*Recorded information*.
+ + + +

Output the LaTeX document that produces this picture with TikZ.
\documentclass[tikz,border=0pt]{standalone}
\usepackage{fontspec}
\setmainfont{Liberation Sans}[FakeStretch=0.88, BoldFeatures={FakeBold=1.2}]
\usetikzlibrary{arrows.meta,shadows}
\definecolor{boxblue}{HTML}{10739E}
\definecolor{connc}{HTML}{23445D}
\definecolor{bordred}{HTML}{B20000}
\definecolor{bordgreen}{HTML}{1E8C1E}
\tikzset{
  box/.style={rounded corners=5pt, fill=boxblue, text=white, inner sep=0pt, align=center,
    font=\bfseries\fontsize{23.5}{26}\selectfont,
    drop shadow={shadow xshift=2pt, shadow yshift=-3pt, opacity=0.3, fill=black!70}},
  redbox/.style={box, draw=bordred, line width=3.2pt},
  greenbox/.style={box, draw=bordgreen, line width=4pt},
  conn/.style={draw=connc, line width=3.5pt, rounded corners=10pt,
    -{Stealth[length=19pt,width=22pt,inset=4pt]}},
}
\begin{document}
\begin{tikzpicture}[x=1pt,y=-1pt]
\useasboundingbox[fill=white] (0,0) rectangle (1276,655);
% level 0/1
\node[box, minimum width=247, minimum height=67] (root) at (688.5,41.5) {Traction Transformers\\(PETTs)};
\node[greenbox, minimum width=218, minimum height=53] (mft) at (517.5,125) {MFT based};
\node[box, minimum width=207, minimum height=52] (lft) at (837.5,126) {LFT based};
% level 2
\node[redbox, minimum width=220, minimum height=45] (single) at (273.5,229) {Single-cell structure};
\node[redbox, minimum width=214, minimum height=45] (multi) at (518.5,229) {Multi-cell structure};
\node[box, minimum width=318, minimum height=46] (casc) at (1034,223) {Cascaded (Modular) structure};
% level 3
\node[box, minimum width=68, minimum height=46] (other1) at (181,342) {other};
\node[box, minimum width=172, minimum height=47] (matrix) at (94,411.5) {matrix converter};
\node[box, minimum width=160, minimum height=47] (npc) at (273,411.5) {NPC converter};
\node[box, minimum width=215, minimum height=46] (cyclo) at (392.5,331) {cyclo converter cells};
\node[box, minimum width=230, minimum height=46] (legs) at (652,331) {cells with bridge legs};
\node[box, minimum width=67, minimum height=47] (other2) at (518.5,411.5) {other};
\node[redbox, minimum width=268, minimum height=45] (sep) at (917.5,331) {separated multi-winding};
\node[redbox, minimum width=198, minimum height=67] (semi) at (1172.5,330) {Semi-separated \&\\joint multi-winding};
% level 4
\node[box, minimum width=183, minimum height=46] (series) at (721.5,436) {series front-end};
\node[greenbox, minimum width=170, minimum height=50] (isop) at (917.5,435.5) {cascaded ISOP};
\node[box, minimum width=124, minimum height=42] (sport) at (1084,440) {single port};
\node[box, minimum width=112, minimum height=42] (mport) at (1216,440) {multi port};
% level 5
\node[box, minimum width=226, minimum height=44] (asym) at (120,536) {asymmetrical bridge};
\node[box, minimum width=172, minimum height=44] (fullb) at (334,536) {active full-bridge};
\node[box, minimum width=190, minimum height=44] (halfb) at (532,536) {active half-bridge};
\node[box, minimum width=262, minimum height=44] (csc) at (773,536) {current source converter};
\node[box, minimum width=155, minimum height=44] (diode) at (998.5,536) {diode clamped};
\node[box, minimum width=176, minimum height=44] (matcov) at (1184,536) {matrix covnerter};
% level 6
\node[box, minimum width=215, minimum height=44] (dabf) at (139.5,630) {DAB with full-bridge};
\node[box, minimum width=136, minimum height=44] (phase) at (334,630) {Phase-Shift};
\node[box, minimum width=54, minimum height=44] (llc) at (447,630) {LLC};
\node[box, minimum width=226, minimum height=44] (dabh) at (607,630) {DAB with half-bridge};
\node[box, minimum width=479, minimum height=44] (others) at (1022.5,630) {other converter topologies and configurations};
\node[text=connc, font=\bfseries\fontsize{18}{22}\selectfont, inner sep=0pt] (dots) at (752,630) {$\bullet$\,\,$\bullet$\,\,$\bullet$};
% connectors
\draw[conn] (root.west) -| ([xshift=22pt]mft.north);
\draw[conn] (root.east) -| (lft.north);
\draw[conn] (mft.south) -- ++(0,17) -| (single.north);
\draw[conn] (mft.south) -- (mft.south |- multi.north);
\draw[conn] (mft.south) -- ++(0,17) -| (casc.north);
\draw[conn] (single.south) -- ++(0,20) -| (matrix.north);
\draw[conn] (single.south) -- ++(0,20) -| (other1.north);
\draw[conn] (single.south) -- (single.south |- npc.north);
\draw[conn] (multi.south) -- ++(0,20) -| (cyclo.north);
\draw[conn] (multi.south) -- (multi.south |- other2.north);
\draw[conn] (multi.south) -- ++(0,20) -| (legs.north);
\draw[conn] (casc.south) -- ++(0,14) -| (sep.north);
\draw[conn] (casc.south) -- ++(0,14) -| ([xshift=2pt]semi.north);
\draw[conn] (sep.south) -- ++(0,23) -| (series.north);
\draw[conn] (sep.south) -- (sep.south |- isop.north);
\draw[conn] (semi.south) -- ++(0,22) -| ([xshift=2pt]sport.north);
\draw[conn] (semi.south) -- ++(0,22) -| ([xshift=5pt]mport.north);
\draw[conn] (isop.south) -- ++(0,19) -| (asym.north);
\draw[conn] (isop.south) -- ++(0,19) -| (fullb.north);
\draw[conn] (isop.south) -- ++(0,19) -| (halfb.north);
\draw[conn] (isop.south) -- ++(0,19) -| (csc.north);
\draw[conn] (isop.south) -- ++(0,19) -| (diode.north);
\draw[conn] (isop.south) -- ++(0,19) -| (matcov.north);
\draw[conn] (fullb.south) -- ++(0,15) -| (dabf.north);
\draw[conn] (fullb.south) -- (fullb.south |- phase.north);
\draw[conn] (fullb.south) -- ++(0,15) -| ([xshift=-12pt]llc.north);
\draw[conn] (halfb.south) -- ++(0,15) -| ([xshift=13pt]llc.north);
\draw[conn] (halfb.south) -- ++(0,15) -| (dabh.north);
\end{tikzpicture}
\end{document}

+ + + +

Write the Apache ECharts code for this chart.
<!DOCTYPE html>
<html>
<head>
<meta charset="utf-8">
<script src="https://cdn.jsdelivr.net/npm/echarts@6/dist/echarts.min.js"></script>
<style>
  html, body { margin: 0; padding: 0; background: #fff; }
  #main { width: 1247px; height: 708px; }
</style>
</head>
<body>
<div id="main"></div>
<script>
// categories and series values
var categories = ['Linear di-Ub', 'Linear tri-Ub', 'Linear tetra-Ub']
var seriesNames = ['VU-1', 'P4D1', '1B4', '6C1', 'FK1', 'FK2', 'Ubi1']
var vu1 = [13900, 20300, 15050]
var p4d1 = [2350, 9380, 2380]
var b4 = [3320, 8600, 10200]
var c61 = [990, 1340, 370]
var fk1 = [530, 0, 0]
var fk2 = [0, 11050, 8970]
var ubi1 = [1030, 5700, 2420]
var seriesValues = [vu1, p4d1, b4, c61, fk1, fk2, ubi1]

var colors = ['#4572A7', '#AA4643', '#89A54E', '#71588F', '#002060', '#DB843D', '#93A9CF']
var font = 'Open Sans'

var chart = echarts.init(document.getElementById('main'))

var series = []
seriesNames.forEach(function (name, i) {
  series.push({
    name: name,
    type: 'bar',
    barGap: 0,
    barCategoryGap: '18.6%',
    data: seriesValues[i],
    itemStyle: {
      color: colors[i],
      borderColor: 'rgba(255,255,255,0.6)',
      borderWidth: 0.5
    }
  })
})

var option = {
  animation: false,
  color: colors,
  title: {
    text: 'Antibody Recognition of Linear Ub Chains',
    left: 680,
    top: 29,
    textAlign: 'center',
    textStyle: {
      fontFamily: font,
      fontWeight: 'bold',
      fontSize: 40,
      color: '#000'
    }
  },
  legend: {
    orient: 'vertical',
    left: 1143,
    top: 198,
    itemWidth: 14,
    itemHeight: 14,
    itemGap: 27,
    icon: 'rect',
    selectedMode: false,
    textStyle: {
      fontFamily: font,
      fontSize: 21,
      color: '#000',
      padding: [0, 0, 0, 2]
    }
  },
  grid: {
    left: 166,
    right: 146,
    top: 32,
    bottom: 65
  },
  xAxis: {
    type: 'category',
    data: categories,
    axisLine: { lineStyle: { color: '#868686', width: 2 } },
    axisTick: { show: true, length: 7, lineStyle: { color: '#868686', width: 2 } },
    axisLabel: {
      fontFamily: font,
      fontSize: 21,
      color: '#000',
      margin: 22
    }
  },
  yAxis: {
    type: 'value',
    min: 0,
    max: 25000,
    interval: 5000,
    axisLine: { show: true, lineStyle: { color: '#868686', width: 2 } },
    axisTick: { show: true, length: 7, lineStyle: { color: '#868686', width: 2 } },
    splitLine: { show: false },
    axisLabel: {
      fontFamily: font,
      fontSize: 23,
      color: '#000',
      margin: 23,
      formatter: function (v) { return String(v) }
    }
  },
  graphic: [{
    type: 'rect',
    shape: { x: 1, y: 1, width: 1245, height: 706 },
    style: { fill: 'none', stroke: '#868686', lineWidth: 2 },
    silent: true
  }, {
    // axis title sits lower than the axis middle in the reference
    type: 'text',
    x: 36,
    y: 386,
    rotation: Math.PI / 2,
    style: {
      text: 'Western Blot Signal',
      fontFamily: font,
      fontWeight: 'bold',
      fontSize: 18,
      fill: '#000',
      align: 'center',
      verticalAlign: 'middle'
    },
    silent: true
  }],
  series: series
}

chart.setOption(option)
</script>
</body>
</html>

+ + + +

Return, unchanged, the run of lines above that opens with the line containing "Write the Apache ECharts code for this chart." and closes with the line containing "var chart = echarts.init(document.getElementById('main'))". Include both.

Write the Apache ECharts code for this chart.
<!DOCTYPE html>
<html>
<head>
<meta charset="utf-8">
<script src="https://cdn.jsdelivr.net/npm/echarts@6/dist/echarts.min.js"></script>
<style>
  html, body { margin: 0; padding: 0; background: #fff; }
  #main { width: 1247px; height: 708px; }
</style>
</head>
<body>
<div id="main"></div>
<script>
// categories and series values
var categories = ['Linear di-Ub', 'Linear tri-Ub', 'Linear tetra-Ub']
var seriesNames = ['VU-1', 'P4D1', '1B4', '6C1', 'FK1', 'FK2', 'Ubi1']
var vu1 = [13900, 20300, 15050]
var p4d1 = [2350, 9380, 2380]
var b4 = [3320, 8600, 10200]
var c61 = [990, 1340, 370]
var fk1 = [530, 0, 0]
var fk2 = [0, 11050, 8970]
var ubi1 = [1030, 5700, 2420]
var seriesValues = [vu1, p4d1, b4, c61, fk1, fk2, ubi1]

var colors = ['#4572A7', '#AA4643', '#89A54E', '#71588F', '#002060', '#DB843D', '#93A9CF']
var font = 'Open Sans'

var chart = echarts.init(document.getElementById('main'))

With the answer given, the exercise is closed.